> _Exercise objective_:
Count the lines below that contain the word "chart", and give only that number.

> _Source data_:
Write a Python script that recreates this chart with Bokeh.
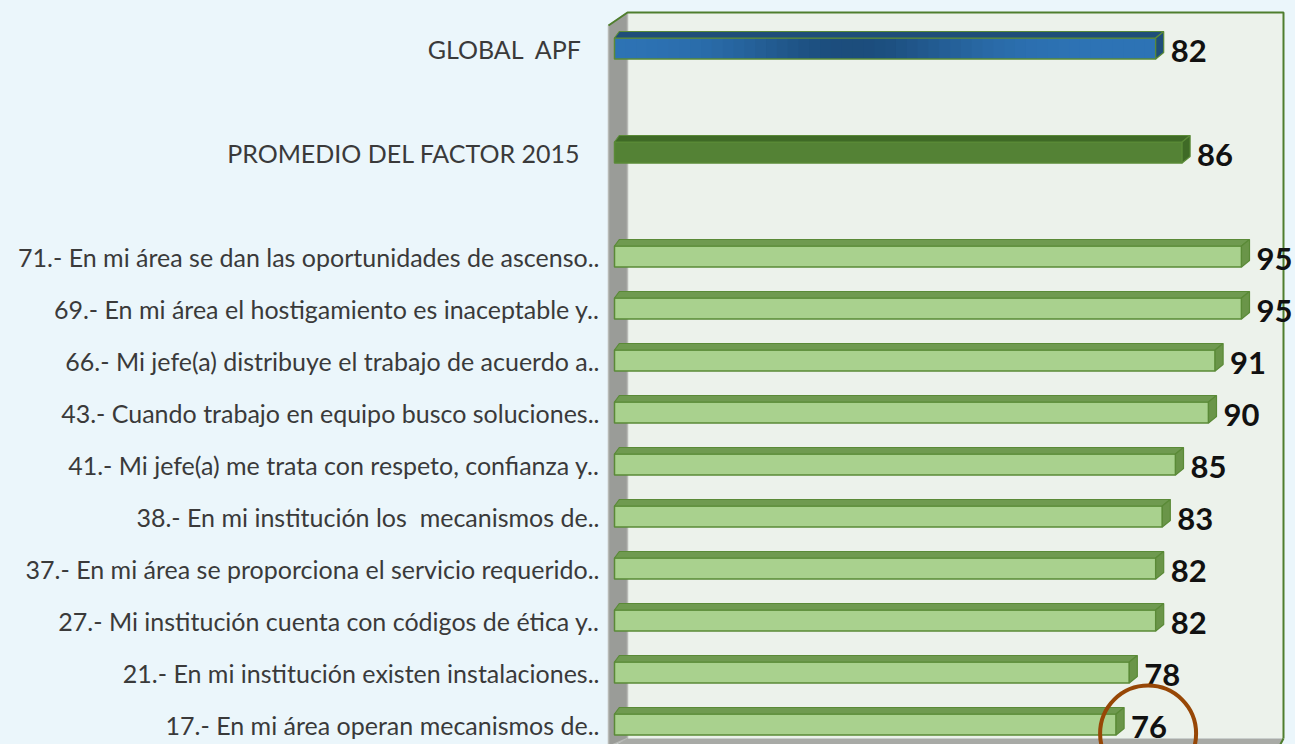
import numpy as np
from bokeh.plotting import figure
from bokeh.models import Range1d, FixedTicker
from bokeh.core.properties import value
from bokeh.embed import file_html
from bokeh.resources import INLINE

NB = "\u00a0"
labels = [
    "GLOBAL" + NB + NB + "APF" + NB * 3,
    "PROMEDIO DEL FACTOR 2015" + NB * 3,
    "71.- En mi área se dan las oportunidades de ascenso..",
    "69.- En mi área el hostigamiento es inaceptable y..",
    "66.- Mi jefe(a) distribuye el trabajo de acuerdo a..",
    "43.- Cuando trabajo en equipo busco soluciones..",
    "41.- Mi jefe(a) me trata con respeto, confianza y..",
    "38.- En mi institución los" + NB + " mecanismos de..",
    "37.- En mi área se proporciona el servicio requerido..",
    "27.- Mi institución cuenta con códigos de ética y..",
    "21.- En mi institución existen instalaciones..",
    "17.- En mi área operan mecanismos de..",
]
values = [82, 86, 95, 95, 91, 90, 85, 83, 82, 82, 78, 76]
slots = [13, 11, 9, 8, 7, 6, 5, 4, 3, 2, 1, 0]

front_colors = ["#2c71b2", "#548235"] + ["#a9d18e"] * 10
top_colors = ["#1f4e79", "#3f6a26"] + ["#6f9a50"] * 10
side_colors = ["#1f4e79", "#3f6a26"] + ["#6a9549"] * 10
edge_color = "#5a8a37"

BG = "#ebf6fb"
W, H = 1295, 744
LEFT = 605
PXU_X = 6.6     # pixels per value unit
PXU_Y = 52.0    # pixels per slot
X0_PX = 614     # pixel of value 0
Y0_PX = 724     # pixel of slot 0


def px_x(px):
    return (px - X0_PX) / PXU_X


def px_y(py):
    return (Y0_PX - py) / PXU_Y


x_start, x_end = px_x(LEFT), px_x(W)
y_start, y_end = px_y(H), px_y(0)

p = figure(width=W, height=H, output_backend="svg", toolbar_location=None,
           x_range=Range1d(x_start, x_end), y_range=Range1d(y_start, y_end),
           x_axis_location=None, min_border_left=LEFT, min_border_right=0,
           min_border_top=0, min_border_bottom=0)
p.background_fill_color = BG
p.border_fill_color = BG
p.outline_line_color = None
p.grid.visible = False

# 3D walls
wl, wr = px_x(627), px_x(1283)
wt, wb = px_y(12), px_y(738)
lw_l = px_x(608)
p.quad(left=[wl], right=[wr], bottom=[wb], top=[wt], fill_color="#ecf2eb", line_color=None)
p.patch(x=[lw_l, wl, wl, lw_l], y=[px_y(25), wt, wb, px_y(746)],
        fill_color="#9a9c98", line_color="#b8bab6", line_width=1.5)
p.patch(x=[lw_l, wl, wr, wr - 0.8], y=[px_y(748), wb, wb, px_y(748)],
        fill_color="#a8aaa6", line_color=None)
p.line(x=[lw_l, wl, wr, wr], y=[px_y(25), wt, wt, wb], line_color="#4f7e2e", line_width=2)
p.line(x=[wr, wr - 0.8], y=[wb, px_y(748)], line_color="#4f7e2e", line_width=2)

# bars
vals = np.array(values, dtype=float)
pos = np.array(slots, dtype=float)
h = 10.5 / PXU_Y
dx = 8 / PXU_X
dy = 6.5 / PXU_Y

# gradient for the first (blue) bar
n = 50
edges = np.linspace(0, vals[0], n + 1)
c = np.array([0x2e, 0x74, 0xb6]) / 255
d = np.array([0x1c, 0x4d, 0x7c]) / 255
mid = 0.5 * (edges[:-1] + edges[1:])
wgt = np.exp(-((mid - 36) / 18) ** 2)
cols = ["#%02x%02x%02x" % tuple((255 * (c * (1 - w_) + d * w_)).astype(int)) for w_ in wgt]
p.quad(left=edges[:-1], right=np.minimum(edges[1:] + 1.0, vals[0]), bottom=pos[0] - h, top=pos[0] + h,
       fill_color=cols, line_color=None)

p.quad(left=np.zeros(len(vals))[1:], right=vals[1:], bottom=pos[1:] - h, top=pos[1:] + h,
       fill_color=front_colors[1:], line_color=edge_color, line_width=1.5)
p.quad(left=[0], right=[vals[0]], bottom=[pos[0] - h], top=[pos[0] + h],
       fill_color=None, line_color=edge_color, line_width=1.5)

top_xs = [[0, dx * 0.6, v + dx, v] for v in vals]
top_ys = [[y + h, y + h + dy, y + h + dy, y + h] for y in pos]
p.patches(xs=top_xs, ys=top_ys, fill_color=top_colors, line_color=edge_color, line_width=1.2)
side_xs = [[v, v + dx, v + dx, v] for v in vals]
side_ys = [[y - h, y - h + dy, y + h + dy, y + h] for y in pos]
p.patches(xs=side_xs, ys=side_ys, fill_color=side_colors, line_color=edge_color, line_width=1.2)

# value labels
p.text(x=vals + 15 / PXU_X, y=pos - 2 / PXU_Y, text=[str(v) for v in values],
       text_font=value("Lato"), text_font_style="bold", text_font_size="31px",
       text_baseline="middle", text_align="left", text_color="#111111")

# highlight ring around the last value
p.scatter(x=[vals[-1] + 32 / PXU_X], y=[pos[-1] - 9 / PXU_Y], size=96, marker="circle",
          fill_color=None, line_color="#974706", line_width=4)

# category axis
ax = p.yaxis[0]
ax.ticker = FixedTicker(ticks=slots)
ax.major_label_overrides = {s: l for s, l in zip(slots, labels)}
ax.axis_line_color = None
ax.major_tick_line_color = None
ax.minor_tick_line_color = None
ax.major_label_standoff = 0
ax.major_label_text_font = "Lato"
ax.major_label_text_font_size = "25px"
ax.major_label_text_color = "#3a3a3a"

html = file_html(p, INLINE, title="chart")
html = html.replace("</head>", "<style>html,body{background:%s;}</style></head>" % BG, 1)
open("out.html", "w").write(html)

> _Task answer_:
2